Records with drawing code
>> BEGIN
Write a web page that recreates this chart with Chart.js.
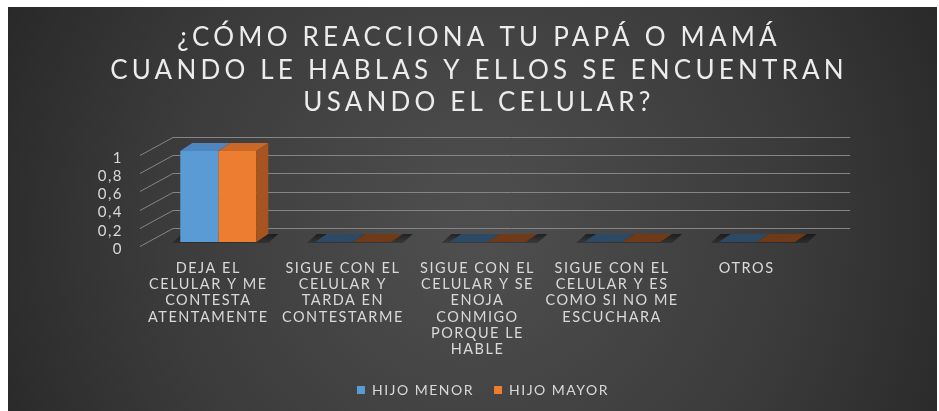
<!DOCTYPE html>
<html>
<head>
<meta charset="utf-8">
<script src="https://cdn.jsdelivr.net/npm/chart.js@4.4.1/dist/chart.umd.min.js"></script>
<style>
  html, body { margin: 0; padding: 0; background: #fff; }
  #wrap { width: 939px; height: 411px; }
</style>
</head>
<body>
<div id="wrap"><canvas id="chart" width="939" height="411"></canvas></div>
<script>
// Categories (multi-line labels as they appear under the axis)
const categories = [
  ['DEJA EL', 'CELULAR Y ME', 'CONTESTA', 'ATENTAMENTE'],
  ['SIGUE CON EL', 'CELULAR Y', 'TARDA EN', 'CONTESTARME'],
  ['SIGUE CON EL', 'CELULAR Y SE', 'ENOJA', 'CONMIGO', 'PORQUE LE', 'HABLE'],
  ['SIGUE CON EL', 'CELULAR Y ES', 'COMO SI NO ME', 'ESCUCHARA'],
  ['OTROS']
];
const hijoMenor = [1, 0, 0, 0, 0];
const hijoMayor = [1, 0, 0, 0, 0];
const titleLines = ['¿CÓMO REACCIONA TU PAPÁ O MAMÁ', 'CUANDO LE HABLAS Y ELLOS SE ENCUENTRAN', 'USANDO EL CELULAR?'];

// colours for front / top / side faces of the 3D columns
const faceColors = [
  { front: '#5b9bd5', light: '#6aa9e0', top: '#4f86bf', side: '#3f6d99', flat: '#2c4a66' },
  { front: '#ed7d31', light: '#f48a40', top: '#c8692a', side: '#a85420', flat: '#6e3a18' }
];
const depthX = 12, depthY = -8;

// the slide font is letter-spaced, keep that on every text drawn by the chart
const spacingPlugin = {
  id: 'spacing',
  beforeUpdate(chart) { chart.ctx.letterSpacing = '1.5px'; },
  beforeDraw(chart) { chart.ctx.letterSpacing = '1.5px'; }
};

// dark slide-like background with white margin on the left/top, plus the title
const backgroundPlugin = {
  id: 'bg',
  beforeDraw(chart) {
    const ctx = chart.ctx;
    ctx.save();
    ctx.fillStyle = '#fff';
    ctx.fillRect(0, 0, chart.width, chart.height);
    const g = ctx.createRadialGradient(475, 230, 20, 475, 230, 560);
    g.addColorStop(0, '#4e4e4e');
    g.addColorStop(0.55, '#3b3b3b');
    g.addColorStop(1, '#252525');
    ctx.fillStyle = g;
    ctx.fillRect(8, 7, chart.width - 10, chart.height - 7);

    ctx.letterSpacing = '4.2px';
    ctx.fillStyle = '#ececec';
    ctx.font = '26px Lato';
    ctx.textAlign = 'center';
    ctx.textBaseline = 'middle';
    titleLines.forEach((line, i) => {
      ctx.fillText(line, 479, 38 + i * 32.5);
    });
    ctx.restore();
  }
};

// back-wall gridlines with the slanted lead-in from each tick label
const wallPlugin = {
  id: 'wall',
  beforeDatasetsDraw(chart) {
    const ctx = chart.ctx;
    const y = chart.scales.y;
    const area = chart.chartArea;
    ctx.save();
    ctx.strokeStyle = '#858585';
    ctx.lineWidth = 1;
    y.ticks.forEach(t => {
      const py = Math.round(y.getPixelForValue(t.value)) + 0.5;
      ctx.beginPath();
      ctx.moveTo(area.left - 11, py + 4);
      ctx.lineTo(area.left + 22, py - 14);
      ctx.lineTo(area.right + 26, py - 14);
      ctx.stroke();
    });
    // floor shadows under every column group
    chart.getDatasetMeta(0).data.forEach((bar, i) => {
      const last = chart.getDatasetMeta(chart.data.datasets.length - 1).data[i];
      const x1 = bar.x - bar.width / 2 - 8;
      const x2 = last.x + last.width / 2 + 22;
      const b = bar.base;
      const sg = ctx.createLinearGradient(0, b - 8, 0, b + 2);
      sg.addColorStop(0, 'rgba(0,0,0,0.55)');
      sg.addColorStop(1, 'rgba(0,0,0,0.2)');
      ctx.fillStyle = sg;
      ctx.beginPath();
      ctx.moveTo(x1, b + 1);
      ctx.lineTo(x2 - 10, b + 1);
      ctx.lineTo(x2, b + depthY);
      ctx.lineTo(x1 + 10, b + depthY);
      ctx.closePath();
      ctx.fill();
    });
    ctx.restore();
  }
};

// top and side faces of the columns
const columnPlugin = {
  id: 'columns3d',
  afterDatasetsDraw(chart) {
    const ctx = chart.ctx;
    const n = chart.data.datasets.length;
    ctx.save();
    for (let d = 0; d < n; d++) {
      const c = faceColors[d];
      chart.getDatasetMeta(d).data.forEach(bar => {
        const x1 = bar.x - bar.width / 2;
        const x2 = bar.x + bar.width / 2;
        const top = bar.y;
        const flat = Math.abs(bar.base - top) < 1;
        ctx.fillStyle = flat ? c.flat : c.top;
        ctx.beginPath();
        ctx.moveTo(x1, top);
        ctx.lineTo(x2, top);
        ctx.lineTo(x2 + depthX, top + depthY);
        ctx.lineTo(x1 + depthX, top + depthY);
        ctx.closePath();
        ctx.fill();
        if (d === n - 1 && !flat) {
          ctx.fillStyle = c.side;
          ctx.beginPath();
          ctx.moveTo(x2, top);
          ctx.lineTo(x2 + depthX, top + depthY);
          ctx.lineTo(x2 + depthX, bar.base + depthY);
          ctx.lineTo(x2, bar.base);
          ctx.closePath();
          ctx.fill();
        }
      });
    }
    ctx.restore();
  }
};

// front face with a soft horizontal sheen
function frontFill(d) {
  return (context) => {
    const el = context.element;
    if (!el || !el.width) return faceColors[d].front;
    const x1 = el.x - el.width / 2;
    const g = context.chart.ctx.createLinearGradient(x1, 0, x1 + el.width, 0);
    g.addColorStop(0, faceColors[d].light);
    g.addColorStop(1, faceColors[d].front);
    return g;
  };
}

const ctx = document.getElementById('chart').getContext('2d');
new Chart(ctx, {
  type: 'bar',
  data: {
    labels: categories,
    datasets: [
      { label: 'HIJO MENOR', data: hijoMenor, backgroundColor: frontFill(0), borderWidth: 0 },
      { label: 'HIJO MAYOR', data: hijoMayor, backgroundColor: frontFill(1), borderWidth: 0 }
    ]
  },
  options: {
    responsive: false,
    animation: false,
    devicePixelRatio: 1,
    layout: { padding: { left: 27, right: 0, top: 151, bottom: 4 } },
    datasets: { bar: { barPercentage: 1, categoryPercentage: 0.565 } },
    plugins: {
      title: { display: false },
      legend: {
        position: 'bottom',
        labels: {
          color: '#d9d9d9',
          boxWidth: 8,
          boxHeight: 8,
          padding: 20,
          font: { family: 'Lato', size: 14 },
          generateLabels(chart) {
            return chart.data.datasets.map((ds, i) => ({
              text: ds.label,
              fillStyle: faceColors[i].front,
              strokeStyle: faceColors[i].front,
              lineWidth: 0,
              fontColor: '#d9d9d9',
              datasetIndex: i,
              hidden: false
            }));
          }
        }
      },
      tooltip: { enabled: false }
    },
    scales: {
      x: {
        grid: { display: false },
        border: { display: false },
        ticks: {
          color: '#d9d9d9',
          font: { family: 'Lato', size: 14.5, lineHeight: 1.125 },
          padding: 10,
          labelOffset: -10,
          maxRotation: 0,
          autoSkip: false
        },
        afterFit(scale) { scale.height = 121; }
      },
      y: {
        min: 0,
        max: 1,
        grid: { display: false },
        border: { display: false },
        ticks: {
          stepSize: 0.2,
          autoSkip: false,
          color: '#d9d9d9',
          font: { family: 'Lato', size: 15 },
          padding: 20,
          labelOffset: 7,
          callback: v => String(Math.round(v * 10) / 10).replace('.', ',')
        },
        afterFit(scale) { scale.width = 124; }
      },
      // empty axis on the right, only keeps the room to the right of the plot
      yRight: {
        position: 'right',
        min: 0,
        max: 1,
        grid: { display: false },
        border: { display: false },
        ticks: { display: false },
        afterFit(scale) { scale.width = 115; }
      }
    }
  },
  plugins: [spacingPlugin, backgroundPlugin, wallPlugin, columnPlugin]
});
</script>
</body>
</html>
>> END
>> BEGIN
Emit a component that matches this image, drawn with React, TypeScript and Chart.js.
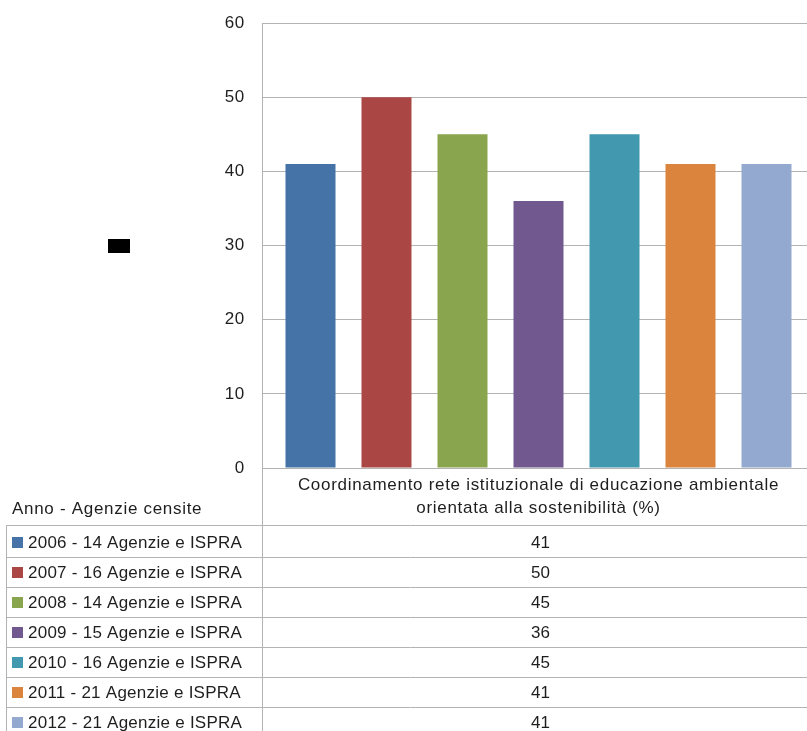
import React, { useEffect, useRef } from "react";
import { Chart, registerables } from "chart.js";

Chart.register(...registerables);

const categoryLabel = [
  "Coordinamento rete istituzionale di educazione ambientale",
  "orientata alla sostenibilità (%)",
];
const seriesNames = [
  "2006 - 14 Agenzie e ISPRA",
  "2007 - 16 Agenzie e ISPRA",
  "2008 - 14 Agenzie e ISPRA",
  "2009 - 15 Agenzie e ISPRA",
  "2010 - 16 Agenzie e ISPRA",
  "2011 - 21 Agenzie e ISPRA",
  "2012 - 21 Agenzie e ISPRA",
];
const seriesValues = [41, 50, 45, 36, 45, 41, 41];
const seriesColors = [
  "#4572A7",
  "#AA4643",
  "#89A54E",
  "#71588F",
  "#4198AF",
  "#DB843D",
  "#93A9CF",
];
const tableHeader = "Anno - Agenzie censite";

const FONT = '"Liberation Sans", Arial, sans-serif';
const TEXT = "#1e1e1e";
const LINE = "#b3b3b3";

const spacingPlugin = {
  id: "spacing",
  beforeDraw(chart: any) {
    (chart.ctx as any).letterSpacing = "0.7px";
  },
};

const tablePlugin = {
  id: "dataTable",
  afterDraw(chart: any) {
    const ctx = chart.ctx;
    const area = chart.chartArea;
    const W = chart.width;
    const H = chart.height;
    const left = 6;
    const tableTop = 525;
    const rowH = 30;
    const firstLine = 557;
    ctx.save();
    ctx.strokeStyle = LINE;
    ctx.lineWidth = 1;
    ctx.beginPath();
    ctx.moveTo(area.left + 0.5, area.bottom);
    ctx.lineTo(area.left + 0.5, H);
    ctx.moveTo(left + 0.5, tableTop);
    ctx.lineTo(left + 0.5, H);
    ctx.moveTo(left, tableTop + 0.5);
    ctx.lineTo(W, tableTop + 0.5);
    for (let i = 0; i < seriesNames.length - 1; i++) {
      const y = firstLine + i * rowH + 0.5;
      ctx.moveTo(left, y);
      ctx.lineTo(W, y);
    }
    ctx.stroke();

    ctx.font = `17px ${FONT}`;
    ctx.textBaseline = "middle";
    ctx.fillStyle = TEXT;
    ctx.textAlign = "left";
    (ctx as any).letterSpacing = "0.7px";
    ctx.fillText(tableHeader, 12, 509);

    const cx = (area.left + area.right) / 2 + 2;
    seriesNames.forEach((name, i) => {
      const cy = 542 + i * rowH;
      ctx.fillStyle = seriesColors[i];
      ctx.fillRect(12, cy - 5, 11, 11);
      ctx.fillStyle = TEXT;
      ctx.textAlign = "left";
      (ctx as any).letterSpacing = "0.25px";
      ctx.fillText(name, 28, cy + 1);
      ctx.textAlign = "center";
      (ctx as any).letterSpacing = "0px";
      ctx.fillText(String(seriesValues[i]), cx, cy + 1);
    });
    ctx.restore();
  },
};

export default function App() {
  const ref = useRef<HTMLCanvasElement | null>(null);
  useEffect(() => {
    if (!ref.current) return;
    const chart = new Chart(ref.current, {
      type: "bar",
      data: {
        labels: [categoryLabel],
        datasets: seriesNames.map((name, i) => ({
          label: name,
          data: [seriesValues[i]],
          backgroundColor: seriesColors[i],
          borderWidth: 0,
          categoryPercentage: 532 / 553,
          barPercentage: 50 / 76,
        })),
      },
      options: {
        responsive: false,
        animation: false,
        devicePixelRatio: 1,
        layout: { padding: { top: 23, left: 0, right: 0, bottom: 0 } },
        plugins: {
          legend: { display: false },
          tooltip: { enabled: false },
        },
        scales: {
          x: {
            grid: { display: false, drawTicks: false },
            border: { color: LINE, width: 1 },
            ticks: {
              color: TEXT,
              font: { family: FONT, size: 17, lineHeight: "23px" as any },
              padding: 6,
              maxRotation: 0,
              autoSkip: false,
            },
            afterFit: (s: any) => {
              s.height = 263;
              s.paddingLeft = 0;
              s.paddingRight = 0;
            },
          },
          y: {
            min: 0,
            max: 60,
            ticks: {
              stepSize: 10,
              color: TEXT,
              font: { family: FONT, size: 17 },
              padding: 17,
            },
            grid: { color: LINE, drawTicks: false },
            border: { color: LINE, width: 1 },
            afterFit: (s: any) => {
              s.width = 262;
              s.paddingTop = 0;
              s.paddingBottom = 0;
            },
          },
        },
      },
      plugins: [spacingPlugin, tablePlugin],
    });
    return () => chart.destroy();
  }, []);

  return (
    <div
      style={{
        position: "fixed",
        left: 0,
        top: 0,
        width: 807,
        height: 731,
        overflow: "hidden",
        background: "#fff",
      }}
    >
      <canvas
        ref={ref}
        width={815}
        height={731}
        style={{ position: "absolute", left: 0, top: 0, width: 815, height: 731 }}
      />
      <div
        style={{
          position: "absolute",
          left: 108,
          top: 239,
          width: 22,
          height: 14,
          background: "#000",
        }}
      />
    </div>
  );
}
>> END
>> BEGIN
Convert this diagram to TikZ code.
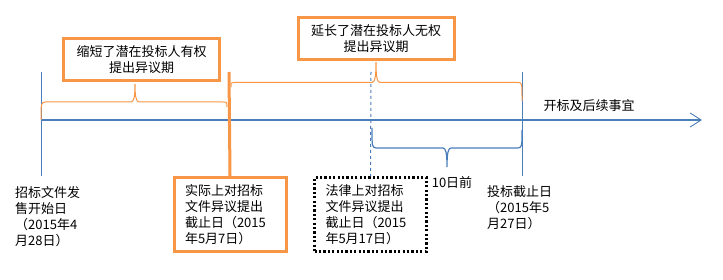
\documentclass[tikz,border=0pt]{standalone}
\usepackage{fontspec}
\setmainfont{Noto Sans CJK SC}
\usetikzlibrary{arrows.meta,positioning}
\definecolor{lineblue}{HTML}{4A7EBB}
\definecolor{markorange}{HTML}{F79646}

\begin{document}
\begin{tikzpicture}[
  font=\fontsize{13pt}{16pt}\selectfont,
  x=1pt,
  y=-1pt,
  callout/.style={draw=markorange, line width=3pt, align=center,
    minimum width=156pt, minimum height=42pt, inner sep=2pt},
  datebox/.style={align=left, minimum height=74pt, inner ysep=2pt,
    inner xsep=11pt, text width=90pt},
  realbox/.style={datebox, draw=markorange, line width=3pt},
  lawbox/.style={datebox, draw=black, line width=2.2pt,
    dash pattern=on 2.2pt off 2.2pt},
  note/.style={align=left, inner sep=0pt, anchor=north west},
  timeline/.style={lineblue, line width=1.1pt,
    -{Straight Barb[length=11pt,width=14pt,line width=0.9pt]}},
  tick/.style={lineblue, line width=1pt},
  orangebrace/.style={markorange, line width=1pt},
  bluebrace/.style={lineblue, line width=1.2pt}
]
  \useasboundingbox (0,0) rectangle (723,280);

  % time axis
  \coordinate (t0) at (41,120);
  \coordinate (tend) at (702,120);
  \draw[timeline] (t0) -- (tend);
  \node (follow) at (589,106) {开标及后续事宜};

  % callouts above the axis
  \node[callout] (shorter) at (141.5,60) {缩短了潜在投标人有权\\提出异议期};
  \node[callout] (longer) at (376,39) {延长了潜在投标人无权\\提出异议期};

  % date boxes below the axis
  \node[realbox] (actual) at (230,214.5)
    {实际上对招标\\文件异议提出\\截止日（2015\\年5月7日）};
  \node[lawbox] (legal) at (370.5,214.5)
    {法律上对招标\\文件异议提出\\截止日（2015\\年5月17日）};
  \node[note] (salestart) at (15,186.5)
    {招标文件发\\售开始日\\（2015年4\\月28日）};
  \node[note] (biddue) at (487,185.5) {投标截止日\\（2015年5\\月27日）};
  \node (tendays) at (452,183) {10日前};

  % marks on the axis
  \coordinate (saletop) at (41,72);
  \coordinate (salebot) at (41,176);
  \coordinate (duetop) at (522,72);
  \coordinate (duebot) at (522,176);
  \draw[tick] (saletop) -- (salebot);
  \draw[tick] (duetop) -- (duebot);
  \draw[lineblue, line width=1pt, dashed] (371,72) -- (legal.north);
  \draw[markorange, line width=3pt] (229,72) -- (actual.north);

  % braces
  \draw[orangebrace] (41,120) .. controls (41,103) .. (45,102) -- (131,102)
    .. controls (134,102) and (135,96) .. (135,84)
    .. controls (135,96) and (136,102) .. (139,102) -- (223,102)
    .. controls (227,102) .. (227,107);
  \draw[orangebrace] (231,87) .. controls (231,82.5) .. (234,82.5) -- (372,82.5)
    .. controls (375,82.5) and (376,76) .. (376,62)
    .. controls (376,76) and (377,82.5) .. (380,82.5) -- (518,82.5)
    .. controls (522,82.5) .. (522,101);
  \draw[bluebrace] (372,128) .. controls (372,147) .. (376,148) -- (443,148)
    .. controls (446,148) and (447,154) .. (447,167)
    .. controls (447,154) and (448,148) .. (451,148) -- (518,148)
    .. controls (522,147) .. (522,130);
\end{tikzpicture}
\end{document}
>> END
- **Task**
Write out the lines beginning with the one that contains "Emit a component" and ending with the one that contains "Chart.register(...registerables);", exactly as given. Leave pictures out.

- **Task result**
Emit a component that matches this image, drawn with React, TypeScript and Chart.js.
import React, { useEffect, useRef } from "react";
import { Chart, registerables } from "chart.js";

Chart.register(...registerables);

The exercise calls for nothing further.